Steamboat Springs Outstanding parking ticket holders, beware.
The city of Steamboat Springs is targeting people who are on its "scofflaw list," which includes the names of those who have three or more unpaid parking tickets. A "scofflaw" is someone who habitually violates laws.
There are 125 license plate numbers on the list, with total fines ranging from $100 to $1,080. Ninety percent of those plates belong to local residents, Interim City Manager Wendy DuBord said.
The idea of the list has been around for several years, said George Krawzoff, the city's director of transit and transportation services. Once in a while, he said, city officials will pull out the list and focus on enforcement, as they plan to do now.
The city sends letters to people who are on the scofflaw list, and some will receive court summons. Others may get "the boot," which is a device that locks up a car's wheel. People whose cars are booted must call the city and pay a fee -- along with any outstanding fines -- to get the boot removed.
Not paying tickets is a punishment in itself, because fines that are not paid increase, Krawzoff said. "If you ignore them, the problem just gets worse," he said. "That's a shame. We hate to see people in that position."

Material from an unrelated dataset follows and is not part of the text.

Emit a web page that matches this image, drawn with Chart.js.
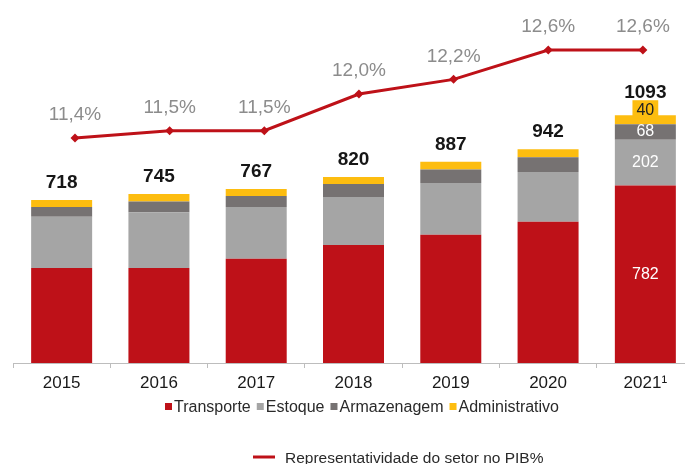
<!DOCTYPE html>
<html><head><meta charset="utf-8">
<script src="https://cdn.jsdelivr.net/npm/chart.js@4/dist/chart.umd.min.js"></script>
<style>
html,body{margin:0;padding:0;background:#fff;overflow:hidden;}
#wrap{width:685px;height:464px;overflow:hidden;position:relative;}
#c{display:block;}
</style></head>
<body>
<div id="wrap"><canvas id="c" width="700" height="464"></canvas></div>
<script>
const years = ['2015','2016','2017','2018','2019','2020','2021\u00B9'];
const transporte = [419, 419, 459, 520, 565, 622, 782];
const estoque = [226, 245, 228, 212, 228, 220, 202];
const armazenagem = [42, 48, 49, 57, 60, 65, 68];
const administrativo = [31, 33, 31, 31, 34, 35, 40];
const totals = [718, 745, 767, 820, 887, 942, 1093];
const pibShare = [11.4, 11.5, 11.5, 12.0, 12.2, 12.6, 12.6];
const pibLabels = ['11,4%','11,5%','11,5%','12,0%','12,2%','12,6%','12,6%'];
const detailIndex = 6; // year whose segments carry value labels

const barColors = ['#BE1118', '#A5A5A5', '#767272', '#FDBD10'];
const lineColor = '#BE1118';
const FONT = '"Liberation Sans", Arial, sans-serif';

const labelPlugin = {
  id: 'labels',
  afterDatasetsDraw(chart) {
    const ctx = chart.ctx;
    ctx.save();
    ctx.textAlign = 'center';
    ctx.textBaseline = 'middle';
    const metas = [0,1,2,3].map(i => chart.getDatasetMeta(i));
    // totals
    ctx.font = 'bold 19px ' + FONT;
    ctx.fillStyle = '#161616';
    totals.forEach((t, i) => {
      const el = metas[3].data[i];
      const off = i === detailIndex ? 22 : 17;
      ctx.fillText(String(t), el.x, el.y - off);
    });
    // segment labels on detail bar
    ctx.font = '16px ' + FONT;
    const segVals = [transporte, estoque, armazenagem];
    segVals.forEach((arr, k) => {
      const el = metas[k].data[detailIndex];
      ctx.fillStyle = '#ffffff';
      ctx.fillText(String(arr[detailIndex]), el.x, (el.y + el.base) / 2);
    });
    {
      const el = metas[3].data[detailIndex];
      const txt = String(administrativo[detailIndex]);
      const cy = el.y - 6;
      const w = ctx.measureText(txt).width + 8;
      ctx.fillStyle = barColors[3];
      ctx.fillRect(el.x - w / 2, cy - 9, w, 18);
      ctx.fillStyle = '#222';
      ctx.fillText(txt, el.x, cy + 1);
    }
    // line labels
    const lm = chart.getDatasetMeta(4);
    ctx.font = '19px ' + FONT;
    ctx.fillStyle = '#8C8C8C';
    lm.data.forEach((p, i) => {
      ctx.fillText(pibLabels[i], p.x, p.y - 23);
    });
    // legend row 1
    const names = chart.data.datasets.slice(0, 4).map(d => d.label);
    ctx.font = '16px ' + FONT;
    ctx.textAlign = 'left';
    const sq = 7, gap1 = 2, gap2 = 6;
    let total = 0;
    names.forEach((n, i) => { total += sq + gap1 + ctx.measureText(n).width + (i < 3 ? gap2 : 0); });
    let x = 362 - total / 2;
    const ly = 407;
    names.forEach((n, i) => {
      ctx.fillStyle = barColors[i];
      ctx.fillRect(x, ly - 4, sq, sq);
      x += sq + gap1;
      ctx.fillStyle = '#2a2a2a';
      ctx.fillText(n, x, ly + 1);
      x += ctx.measureText(n).width + gap2;
    });
    // legend row 2 (line)
    const lbl = chart.data.datasets[4].label;
    ctx.font = '15.5px ' + FONT;
    ctx.strokeStyle = lineColor;
    ctx.lineWidth = 3;
    ctx.beginPath();
    ctx.moveTo(253, 457);
    ctx.lineTo(275, 457);
    ctx.stroke();
    ctx.fillStyle = '#2a2a2a';
    ctx.fillText(lbl, 285, 459);
    ctx.restore();
  }
};

const ds = (label, data, i) => ({
  type: 'bar', label, data, backgroundColor: barColors[i],
  xAxisID: 'x', yAxisID: 'y', order: 1, stack: 's', grouped: false,
  barPercentage: 0.627, categoryPercentage: 1.0, borderWidth: 0
});

new Chart(document.getElementById('c'), {
  type: 'bar',
  data: {
    labels: years,
    datasets: [
      ds('Transporte', transporte, 0),
      ds('Estoque', estoque, 1),
      ds('Armazenagem', armazenagem, 2),
      ds('Administrativo', administrativo, 3),
      {
        type: 'line', label: 'Representatividade do setor no PIB%',
        data: pibShare.map((v, i) => ({ x: i, y: v })),
        xAxisID: 'x2', yAxisID: 'y2', order: 0,
        borderColor: lineColor, backgroundColor: lineColor, borderWidth: 3,
        pointStyle: 'rectRot', pointRadius: 4.5, pointBackgroundColor: lineColor,
        pointBorderWidth: 0, tension: 0
      }
    ]
  },
  options: {
    responsive: false,
    animation: false,
    events: [],
    layout: { padding: { left: 13, right: 6, top: 3, bottom: 0 } },
    plugins: { legend: { display: false }, tooltip: { enabled: false } },
    scales: {
      x: {
        stacked: true,
        offset: true,
        grid: { display: true, drawOnChartArea: false, drawTicks: true, tickLength: 5, offset: true, color: '#BDBDBD' },
        border: { display: true, color: '#BDBDBD', width: 1 },
        ticks: { color: '#1a1a1a', font: { family: FONT, size: 17 }, padding: 5, maxRotation: 0 },
        afterFit(s) { s.height = 101; }
      },
      x2: {
        type: 'linear', display: false, offset: false, grid: { offset: false },
        min: -0.655, max: 6.54
      },
      y: { stacked: true, display: false, min: 0, max: 1580 },
      y2: { display: false, min: 8.336, max: 13.22 }
    }
  },
  plugins: [labelPlugin]
});
</script>
</body></html>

City officials don't like the business of fining people and booting cars, Krawzoff said.
"You can end up with a hefty bill, and that's not our goal. Our goal is compliance with parking regulations," he said. "We very much prefer not to go out and cost our citizens a lot of money."
The city is willing to work with people who come to City Hall and admit they owe money, Krawzoff said. He said it's possible for the city to set up a payment plan for people who can't pay everything up front.
Those who don't come in or who are booted will have fewer options, Krawzoff said. "We will work with you, but you still need to deal with it," he said.
To pay your fines, go to City Hall, 137 10th St.